Still, I was curious. What was Mr. Rogers doing at No. 5 on Google Trends, above LeBron James? I held my contempt in check and clicked. It linked me to a video released by PBS yesterday, an Auto-Tuned music video created from clips of the show by Symphony of Science’s John Boswell called “Garden of Your Mind.”

At 5:30 a.m. it had 400,000 hits. By 10 a.m. it was 650,000 and rising. I’m sure soon it will have millions.

If you loved Mr. Rogers — and millions did — it no doubt is a welcome bit of updated nostalgia. If, like me, you always found something off-putting, both in Mr. Rogers’ stiff, deer-in-the-headlights deportment, his syrupy tone and his message, which always seemed, to me, to be directed at woebegone children chained to radiators somewhere in desperate need of any kind of encouragement or kindness, then you may react differently.

The video — from the beginning, when he shows off a cassette recorder as if it were a marvel that his viewers had never seen before, to the song’s message, “Do you ever imagine things? Did you ever grow anything in the garden of your mind. You can grow ideas in the garden of your mind” — would have deeply offended the proud child that I was, sitting cross-legged in front of my parents’ black-and-white Zenith television. I could imagine fine on my own, thank you. Nobody need tell me I could think. Even now, it seems almost creepy.

This is not to criticize Fred Rogers, but a reminder that timing is everything, and, for me, Mr. Rogers was late to the game. The Captain, and his crew had not only gotten there first, but the locally-produced Cleveland kiddie shows like Woodrow the Woodsman and Barnaby had also burrowed into my heart already.
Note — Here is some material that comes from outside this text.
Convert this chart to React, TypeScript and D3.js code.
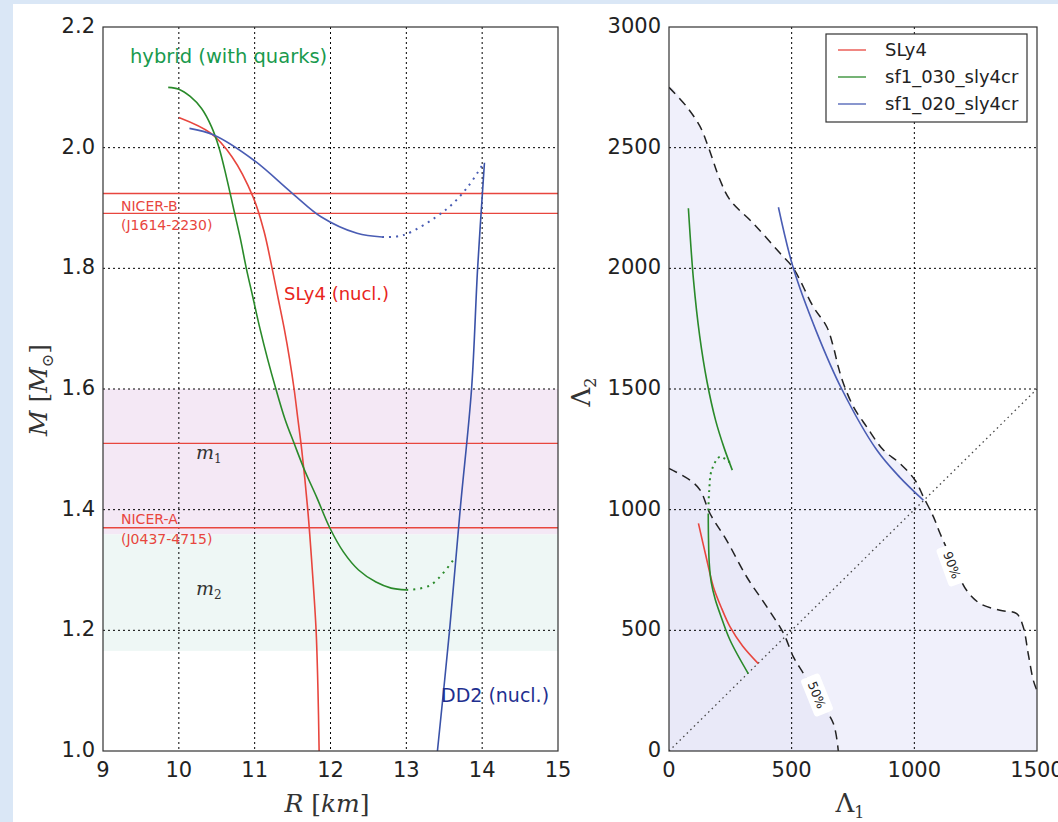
import React from "react";
import * as d3 from "d3";

// ---- left panel: mass-radius curves, [R km, M Msun]
const sly4MR = [[10.0, 2.05], [10.42, 2.024], [10.7, 1.985], [10.98, 1.918], [11.12, 1.863], [11.23, 1.8], [11.31, 1.75], [11.39, 1.7], [11.46, 1.65], [11.52, 1.6], [11.57, 1.55], [11.62, 1.5], [11.7, 1.4], [11.76, 1.3], [11.81, 1.2], [11.835, 1.1], [11.85, 1.0]];
const hybridMR = [[9.86, 2.1], [10.0, 2.097], [10.15, 2.085], [10.3, 2.065], [10.43, 2.035], [10.53, 2.0], [10.63, 1.95], [10.72, 1.9], [10.81, 1.85], [10.89, 1.8], [10.98, 1.75], [11.07, 1.7], [11.17, 1.65], [11.28, 1.6], [11.4, 1.55], [11.52, 1.51], [11.66, 1.465], [11.82, 1.42], [11.99, 1.37], [12.17, 1.33], [12.37, 1.3], [12.6, 1.28], [12.8, 1.27], [13.0, 1.267]];
const hybridMRdots = [[13.0, 1.267], [13.32, 1.275], [13.65, 1.322]];
const sf020MR = [[10.14, 2.032], [10.46, 2.021], [10.98, 1.98], [11.5, 1.924], [11.88, 1.885], [12.35, 1.858], [12.68, 1.852]];
const sf020MRdots = [[12.68, 1.852], [12.96, 1.855], [13.52, 1.897], [13.81, 1.935], [14.02, 1.975]];
const dd2MR = [[14.03, 1.975], [13.94, 1.8], [13.86, 1.6], [13.71, 1.4], [13.57, 1.2], [13.41, 1.0]];
const nicerLines = [1.924, 1.891, 1.51, 1.37];
const m1Band = [1.359, 1.6];
const m2Band = [1.166, 1.359];
const rTicks = [9, 10, 11, 12, 13, 14, 15];
const mTicks = [1.0, 1.2, 1.4, 1.6, 1.8, 2.0, 2.2];

// ---- right panel: tidal deformabilities [Lambda1, Lambda2]
const sly4LL = [[120, 943], [150, 810], [181, 680], [215, 590], [249, 514], [300, 435], [364, 362]];
const sf030Upper = [[79, 2249], [100, 1950], [125, 1720], [155, 1530], [190, 1370], [225, 1255], [258, 1164]];
const sf030Dots = [[248, 1195], [208, 1219], [174, 1164], [164, 1081], [160, 984]];
const sf030Lower = [[160, 984], [161, 880], [164, 780], [172, 700], [188, 630], [208, 569], [249, 459], [323, 321]];
const sf020LL = [[446, 2253], [507, 2000], [600, 1740], [704, 1500], [847, 1247], [940, 1135], [1037, 1039]];
const cont90 = [[0, 2750], [72, 2670], [127, 2587], [160, 2504], [208, 2366], [249, 2283], [344, 2186], [453, 2062], [507, 2000], [588, 1841], [643, 1758], [670, 1675], [690, 1592], [711, 1523], [752, 1426], [806, 1343], [874, 1247], [942, 1191], [1003, 1122], [1037, 1053], [1078, 970], [1105, 901], [1150, 800], [1213, 666], [1268, 611], [1349, 583], [1417, 569], [1444, 514], [1464, 404], [1485, 293], [1500, 250]];
const cont50 = [[0, 1171], [86, 1122], [127, 1081], [167, 984], [235, 873], [317, 721], [399, 597], [467, 487], [507, 390], [548, 321], [610, 215], [670, 114], [690, 0]];
const lamTicks = [0, 500, 1000, 1500];
const lam2Ticks = [0, 500, 1000, 1500, 2000, 2500, 3000];
const legendItems = [
  { name: "SLy4", color: "#e8463e" },
  { name: "sf1_030_sly4cr", color: "#2a8a2a" },
  { name: "sf1_020_sly4cr", color: "#4a5db4" },
];

const RED = "#e8463e";
const GREEN = "#2a8a2a";
const BLUE = "#4a5db4";
const font = "'DejaVu Sans', sans-serif";
const serif = "'DejaVu Serif', 'Liberation Serif', serif";

export default function App() {
  const top = 27, bottom = 751;
  const x = d3.scaleLinear().domain([9, 15]).range([103, 558]);
  const y = d3.scaleLinear().domain([1.0, 2.2]).range([bottom, top]);
  const x2 = d3.scaleLinear().domain([0, 1500]).range([669, 1037]);
  const y2 = d3.scaleLinear().domain([0, 3000]).range([bottom, top]);

  const lineL = d3.line<number[]>().x(d => x(d[0])).y(d => y(d[1])).curve(d3.curveCatmullRom);
  const lineR = d3.line<number[]>().x(d => x2(d[0])).y(d => y2(d[1])).curve(d3.curveCatmullRom);
  const areaPts90 = [[0, 0], ...cont90, [1500, 0]];
  const areaPts50 = [[0, 0], ...cont50];
  const polyR = d3.line<number[]>().x(d => x2(d[0])).y(d => y2(d[1])).curve(d3.curveCatmullRom);

  const grid = { stroke: "#000", strokeWidth: 1, strokeDasharray: "2,3" };
  const tickSize = 21;

  return (
    <svg width={1058} height={822} style={{ position: "absolute", left: 0, top: 0 }}>
      <defs>
        <clipPath id="clipL"><rect x={103} y={top} width={455} height={bottom - top} /></clipPath>
        <clipPath id="clipR"><rect x={669} y={top} width={368} height={bottom - top} /></clipPath>
      </defs>
      <rect x={0} y={0} width={1058} height={822} fill="#dae7f6" />
      <rect x={13} y={4} width={1045} height={818} fill="#fff" />

      {/* ---------- left panel ---------- */}
      <g clipPath="url(#clipL)">
        <rect x={103} y={y(m1Band[1])} width={455} height={y(m1Band[0]) - y(m1Band[1])} fill="#f4e8f5" />
        <rect x={103} y={y(m2Band[1])} width={455} height={y(m2Band[0]) - y(m2Band[1])} fill="#eef7f5" />
        {rTicks.slice(1, -1).map(t => <line key={t} x1={x(t)} x2={x(t)} y1={top} y2={bottom} {...grid} />)}
        {mTicks.slice(1, -1).map(t => <line key={t} x1={103} x2={558} y1={y(t)} y2={y(t)} {...grid} />)}
        {nicerLines.map(v => <line key={v} x1={103} x2={558} y1={y(v)} y2={y(v)} stroke={RED} strokeWidth={1.3} />)}
        <path d={lineL(sly4MR)!} fill="none" stroke={RED} strokeWidth={1.6} />
        <path d={lineL(hybridMR)!} fill="none" stroke={GREEN} strokeWidth={1.6} />
        <path d={lineL(hybridMRdots)!} fill="none" stroke={GREEN} strokeWidth={2} strokeDasharray="2,5" />
        <path d={lineL(sf020MR)!} fill="none" stroke={BLUE} strokeWidth={1.6} />
        <path d={lineL(sf020MRdots)!} fill="none" stroke={BLUE} strokeWidth={2} strokeDasharray="2,5" />
        <path d={lineL(dd2MR)!} fill="none" stroke="#3a52a8" strokeWidth={1.6} />
      </g>
      <rect x={103} y={top} width={455} height={bottom - top} fill="none" stroke="#333" strokeWidth={1.2} />
      {rTicks.map(t => (
        <text key={t} x={x(t)} y={777} textAnchor="middle" fontFamily={font} fontSize={tickSize} fill="#222">{t}</text>
      ))}
      {mTicks.map(t => (
        <text key={t} x={95} y={y(t) + 6} textAnchor="end" fontFamily={font} fontSize={tickSize} fill="#222">{t.toFixed(1)}</text>
      ))}
      <text x={121} y={211} fontFamily={font} fontSize={14} fill={RED}>NICER-B</text>
      <text x={121} y={230} fontFamily={font} fontSize={14} fill={RED}>(J1614-2230)</text>
      <text x={121} y={524} fontFamily={font} fontSize={14} fill={RED}>NICER-A</text>
      <text x={121} y={544} fontFamily={font} fontSize={14} fill={RED}>(J0437-4715)</text>
      <text x={196} y={459} fontFamily={serif} fontStyle="italic" fontSize={19} fill="#333">m<tspan fontSize={12} dy={4} fontStyle="normal">1</tspan></text>
      <text x={196} y={595} fontFamily={serif} fontStyle="italic" fontSize={19} fill="#333">m<tspan fontSize={12} dy={4} fontStyle="normal">2</tspan></text>
      <text x={130} y={63} fontFamily={font} fontSize={19.5} fill="#1a9a4e">hybrid (with quarks)</text>
      <text x={284} y={300} fontFamily={font} fontSize={18} fill="#e8251c">SLy4 (nucl.)</text>
      <text x={441} y={702} fontFamily={font} fontSize={19} fill="#1f2f8f">DD2 (nucl.)</text>
      <text x={327} y={812} textAnchor="middle" fontFamily={serif} fontSize={25} fill="#333">
        <tspan fontStyle="italic">R</tspan> [<tspan fontStyle="italic">km</tspan>]
      </text>
      <text transform="translate(47,390) rotate(-90)" textAnchor="middle" fontFamily={serif} fontSize={25} fill="#333">
        <tspan fontStyle="italic">M</tspan> [<tspan fontStyle="italic">M</tspan><tspan fontSize={16} dy={6}>⊙</tspan><tspan dy={-6}>]</tspan>
      </text>

      {/* ---------- right panel ---------- */}
      <g clipPath="url(#clipR)">
        <path d={polyR(areaPts90)!} fill="#f0f0fb" />
        <path d={polyR(areaPts50)!} fill="#e9e9f8" />
        {lamTicks.slice(1, -1).map(t => <line key={t} x1={x2(t)} x2={x2(t)} y1={top} y2={bottom} {...grid} />)}
        {lam2Ticks.slice(1, -1).map(t => <line key={t} x1={669} x2={1037} y1={y2(t)} y2={y2(t)} {...grid} />)}
        <line x1={x2(0)} y1={y2(0)} x2={x2(1500)} y2={y2(1500)} stroke="#444" strokeWidth={1.3} strokeDasharray="1.5,3.5" />
        <path d={lineR(cont90)!} fill="none" stroke="#222" strokeWidth={1.5} strokeDasharray="9,6" />
        <path d={lineR(cont50)!} fill="none" stroke="#222" strokeWidth={1.5} strokeDasharray="9,6" />
        <path d={lineR(sly4LL)!} fill="none" stroke={RED} strokeWidth={1.6} />
        <path d={lineR(sf030Upper)!} fill="none" stroke={GREEN} strokeWidth={1.6} />
        <path d={lineR(sf030Dots)!} fill="none" stroke={GREEN} strokeWidth={2} strokeDasharray="2,4" />
        <path d={lineR(sf030Lower)!} fill="none" stroke={GREEN} strokeWidth={1.6} />
        <path d={lineR(sf020LL)!} fill="none" stroke={BLUE} strokeWidth={1.6} />
        <g transform="translate(952,565) rotate(70)">
          <rect x={-20} y={-10} width={40} height={20} rx={3} fill="#fff" />
          <text x={0} y={4.5} textAnchor="middle" fontFamily={font} fontSize={12.5} fill="#222">90%</text>
        </g>
        <g transform="translate(817,695) rotate(68)">
          <rect x={-20} y={-10} width={40} height={20} rx={3} fill="#fff" />
          <text x={0} y={4.5} textAnchor="middle" fontFamily={font} fontSize={12.5} fill="#222">50%</text>
        </g>
      </g>
      <rect x={669} y={top} width={368} height={bottom - top} fill="none" stroke="#333" strokeWidth={1.2} />
      {lamTicks.map(t => (
        <text key={t} x={x2(t)} y={777} textAnchor="middle" fontFamily={font} fontSize={tickSize} fill="#222">{t}</text>
      ))}
      {lam2Ticks.map(t => (
        <text key={t} x={661} y={y2(t) + 6} textAnchor="end" fontFamily={font} fontSize={tickSize} fill="#222">{t}</text>
      ))}
      <text x={850} y={812} textAnchor="middle" fontFamily={serif} fontSize={26} fill="#333">
        Λ<tspan fontSize={16} dy={6}>1</tspan>
      </text>
      <text transform="translate(590,392) rotate(-90)" textAnchor="middle" fontFamily={serif} fontSize={26} fill="#333">
        Λ<tspan fontSize={16} dy={6}>2</tspan>
      </text>

      {/* legend */}
      <rect x={826} y={34} width={201} height={88} fill="#fff" stroke="#333" strokeWidth={1.2} />
      {legendItems.map((it, i) => (
        <g key={it.name}>
          <line x1={838} x2={866} y1={50 + i * 27} y2={50 + i * 27} stroke={it.color} strokeWidth={1.3} />
          <text x={885} y={56 + i * 27} fontFamily={font} fontSize={18} fill="#222">{it.name}</text>
        </g>
      ))}
    </svg>
  );
}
Barnaby, in retrospect, was idiotic compared to Mr. Rogers. A character in pointed elfin ears and a straw hat, played by Cleveland actor Linn Sheldon, Barnaby hosted whatever 1940s “Casper the Friendly Ghost” cartoon they had sitting around the studio, played the banjo and, most memorable for me, bade goodbye to his viewers this way. A twittering, pastoral tune would come up, and he would say: “If anybody calls, tell them Barnaby said hello. And tell them that I think that you are the nicest person in the whole world. Yes, you.”

That must have made an impact, because I remember being four or so and telling my grandmother, when she called on the phone, that Barnaby said hello

After watching Mr. Rogers music video, I went hunting for that Barnaby ending on YouTube, and wonder of wonders, found it, his last show in 1990. He was old, and fighting emotion himself, but the words were the same, and the haunting melody was the same, and the span of nearly half a century winked out. It wasn’t me, but the little 5-year-old in there somewhere, well, he wouldn’t want to say he was crying, but he did take the heel of his hand and smear it across one eye, and then the other, laughing at the same time, at how funny people are.